Accused Movie Gunman Wore Head-to-Toe Armor, Officer SaysJeff Kass and Joel Rosenblatt
The man accused of shooting 12 people to death at an Aurora, Colorado, movie theater, was clad almost head-to-toe in armor when police caught him after the July 20 rampage, an officer testified.
The policeman, Jason Obiatt, was the first witness called yesterday at a weeklong preliminary hearing in state court in Centennial to determine whether James Holmes should stand trial on 166 counts, including charges of murder and attempted murder. Obiatt described to Arapahoe County District Court Judge William Sylvester how Holmes behaved at the time of his arrest.
“It was like there weren’t normal emotional responses to anything,” said Obiatt, who was among the first police to arrive on the scene of the shooting at a midnight screening of “The Dark Knight Rises” in Aurora, near Denver. Obiatt said Holmes was sweating under his armor, smelled bad and had dilated pupils.
The hearing comes less than a month after the massacre at a Newtown, Connecticut, elementary school that left 28 dead, including the gunman, his mother and 20 children. Separately, Aurora police this weekend stormed a house after a standoff with another gunman and found four dead bodies, including the gunman’s, the Associated Press reported.
Holmes, who studied neuroscience at the University of Colorado-Denver, is charged with first-degree murder, which can carry the death penalty in Colorado, and more than 100 counts of attempted murder.
Obiatt testified that Holmes mentioned there were bombs at his apartment and said they would go off “if you trip them.”
“He seemed very detached from it all,” Obiatt told defense lawyer Daniel King under cross-examination.
Thirteen-year Aurora police veteran Justin Grizzle, a firefighter paramedic before becoming a police officer, recounted arriving at the scene and seeing Holmes. “He just looked at me and smiled,” Grizzle said.
“A smirk,” Grizzle said, after prosecutor Rich Orman asked him to describe the smile.
Grizzle testified that he almost slipped and fell on blood on the floor just outside the door to the theater.

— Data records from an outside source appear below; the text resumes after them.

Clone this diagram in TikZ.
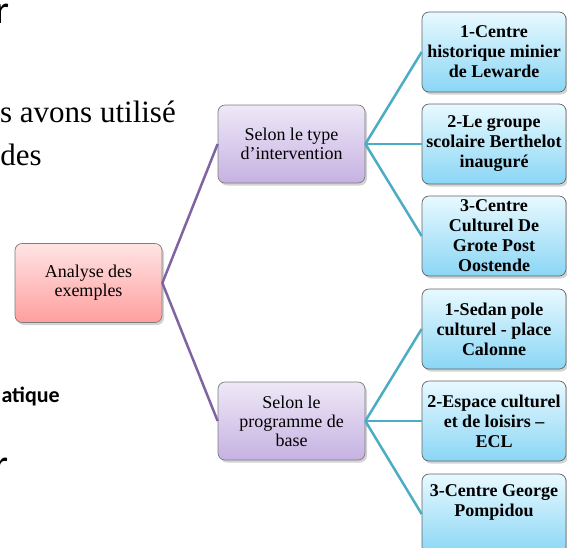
\documentclass[tikz,border=0pt]{standalone}
\usepackage{fontspec}
\setmainfont{Liberation Serif}
\newfontfamily\pagesans{Carlito}
\usepackage{xcolor}
\usetikzlibrary{shadows}
\definecolor{rootTop}{RGB}{255,228,228}
\definecolor{rootBottom}{RGB}{255,158,158}
\definecolor{midTop}{RGB}{238,232,247}
\definecolor{midBottom}{RGB}{198,178,226}
\definecolor{leafTop}{RGB}{232,249,255}
\definecolor{leafBottom}{RGB}{138,214,245}
\definecolor{linkPurple}{RGB}{128,100,162}
\definecolor{linkTeal}{RGB}{75,172,198}
\definecolor{boxGray}{RGB}{125,125,125}

\tikzset{
  box/.style={rounded corners=7pt, draw=boxGray, line width=0.7pt, align=center,
    inner sep=1.5pt, font=\fontsize{18}{19}\selectfont,
    drop shadow={shadow xshift=2pt, shadow yshift=-2.5pt, opacity=0.35}},
  boxroot/.style={box, minimum width=147pt, minimum height=79pt,
    top color=rootTop, bottom color=rootBottom},
  boxmid/.style={box, minimum width=147pt, minimum height=78pt,
    top color=midTop, bottom color=midBottom},
  boxleaf/.style={box, draw=boxGray!80!black, minimum width=144pt, minimum height=80pt,
    top color=leafTop, bottom color=leafBottom,
    font=\bfseries\fontsize{18}{20}\selectfont},
  linkroot/.style={linkPurple, line width=2.5pt},
  linkmid/.style={linkTeal, line width=2.5pt},
  pagetext/.style={anchor=base east, inner sep=0pt}
}

\begin{document}
\begin{tikzpicture}[x=1pt, y=-1pt]
\useasboundingbox (0,0) rectangle (567,547);

% text of the page behind
\node[pagetext, font=\pagesans\fontsize{40}{40}\selectfont] (pgr) at (10,23) {r};
\node[pagetext, font=\fontsize{31}{31}\selectfont] (pgavons) at (176,122) {s avons utilisé};
\node[pagetext, font=\fontsize{31}{31}\selectfont] (pgdes) at (42,165) {des};
\node[pagetext, font=\pagesans\bfseries\fontsize{22}{22}\selectfont] (pgatique) at (60,402) {atique};
\node[pagetext, font=\pagesans\fontsize{40}{40}\selectfont] (pgrb) at (9,477) {r};

% boxes
\node[boxroot] (root) at (88.5,283) {Analyse des\\exemples};
\node[boxmid] (typ) at (291.5,144) {Selon le type\\d’intervention};
\node[boxmid] (prog) at (291.5,421) {Selon le\\programme de\\base};

\node[boxleaf] (l1) at (494,52) {1-Centre\\historique minier\\de Lewarde};
\node[boxleaf] (l2) at (494,144) {2-Le groupe\\scolaire Berthelot\\inauguré};
\node[boxleaf] (l3) at (494,236) {3-Centre\\Culturel De\\Grote Post\\Oostende};
\node[boxleaf] (l4) at (494,329) {1-Sedan pole\\culturel - place\\Calonne};
\node[boxleaf] (l5) at (494,421) {2-Espace culturel\\et de loisirs –\\ECL};
\node[boxleaf, text depth=27pt] (l6) at (494,514) {3-Centre George\\Pompidou};

% connectors
\draw[linkroot] (root.east) -- (typ.west);
\draw[linkroot] (root.east) -- (prog.west);
\foreach \leaf in {l1,l2,l3}
  \draw[linkmid] (typ.east) -- (\leaf.west);
\foreach \leaf in {l4,l5,l6}
  \draw[linkmid] (prog.east) -- (\leaf.west);
\end{tikzpicture}
\end{document}
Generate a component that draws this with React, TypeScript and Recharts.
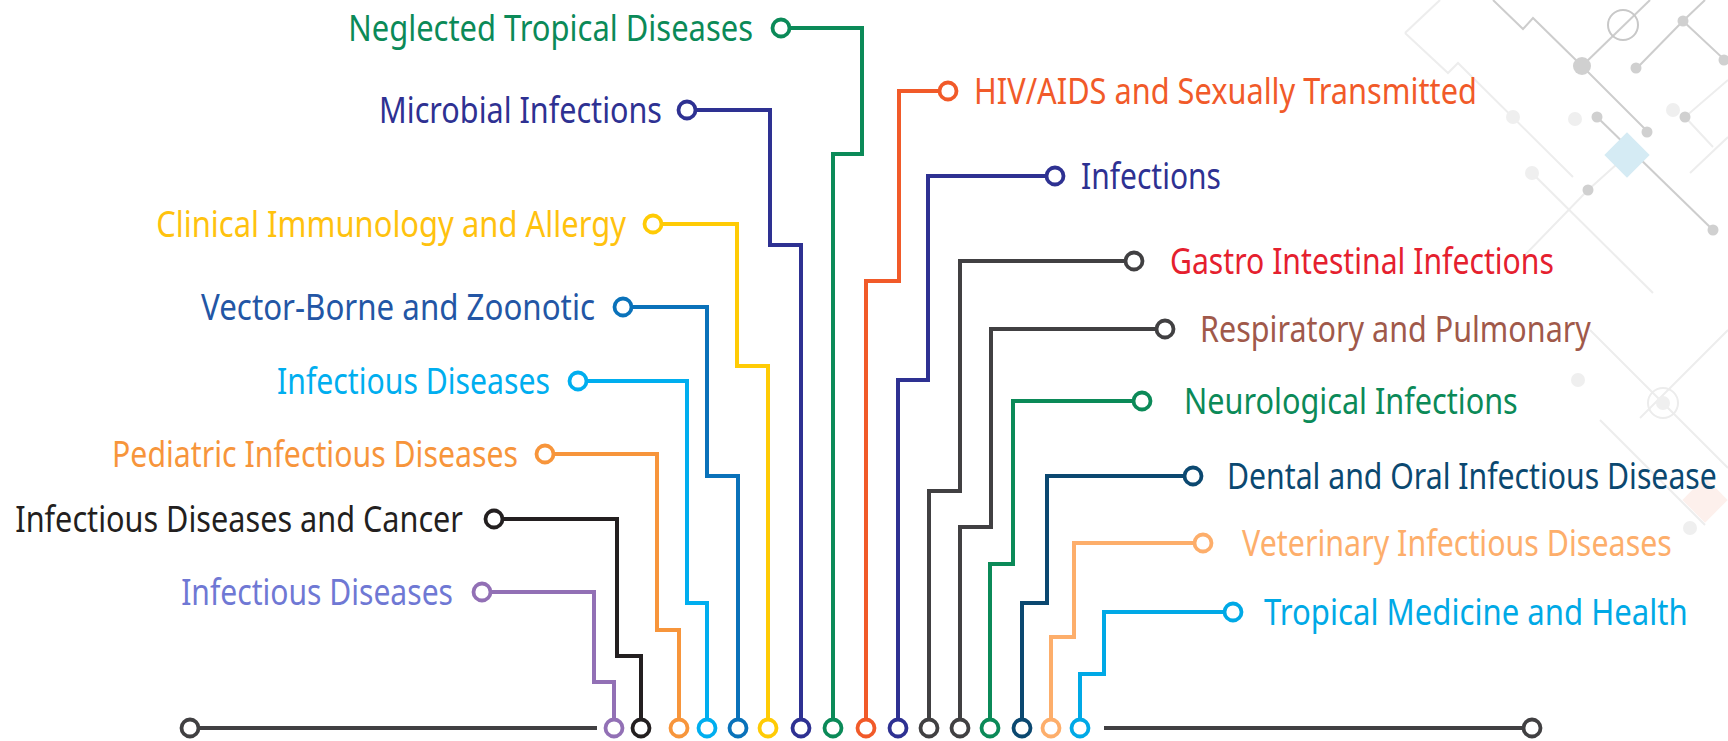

A tear-gas like substance burned his eyes and throat, and cell phones were constantly ringing, he said. Grizzle went on to describe seeing what he thought were dead bodies, pausing to tell the judge he was having a hard time testifying.
The officer said the first victims he took to the hospital were a man in the front seat and a woman in the back who appeared to be the parents of the youngest person killed, 6-year-old Veronica Moser-Sullivan.
The man asked where his daughter was and wanted to return to the theater. Grizzle pressed on, with his lights and sirens, to Aurora South Hospital. When the man opened the door and tried to jump out, Grizzle said he wrestled with him to keep him in the car for more than half the trip to the hospital.
Yesterday afternoon, King cross-examined Arapahoe County coroner Michael J. Doberson, who performed half of the autopsies in the case and ruled the deaths homicides. Under questioning, the coroner said his definition of homicide was “clinical,” not legal, and that he had not drawn a conclusion as to the perpetrator’s state of mind.
King said there are different levels of homicide and that, for example, one could plead “not guilty by reason of insanity.”
A police officer testified that Holmes purchased his ticket for the movie on July 8, 12 days before the shooting. Police officer Matthew Ingui said surveillance video from the night of the shooting showed more than 100 people running from the theater.
At the conclusion of the preliminary hearing, Sylvester will determine whether there’s enough evidence against Holmes to proceed to trial.
“This preliminary hearing may influence the national and Colorado debate on gun control and capital punishment,” said Craig Silverman, a former Denver prosecutor now in private practice as a criminal defense attorney.
The case is People v. Holmes, 12-cr-01522, 18th Judicial District Court, Colorado (Centennial).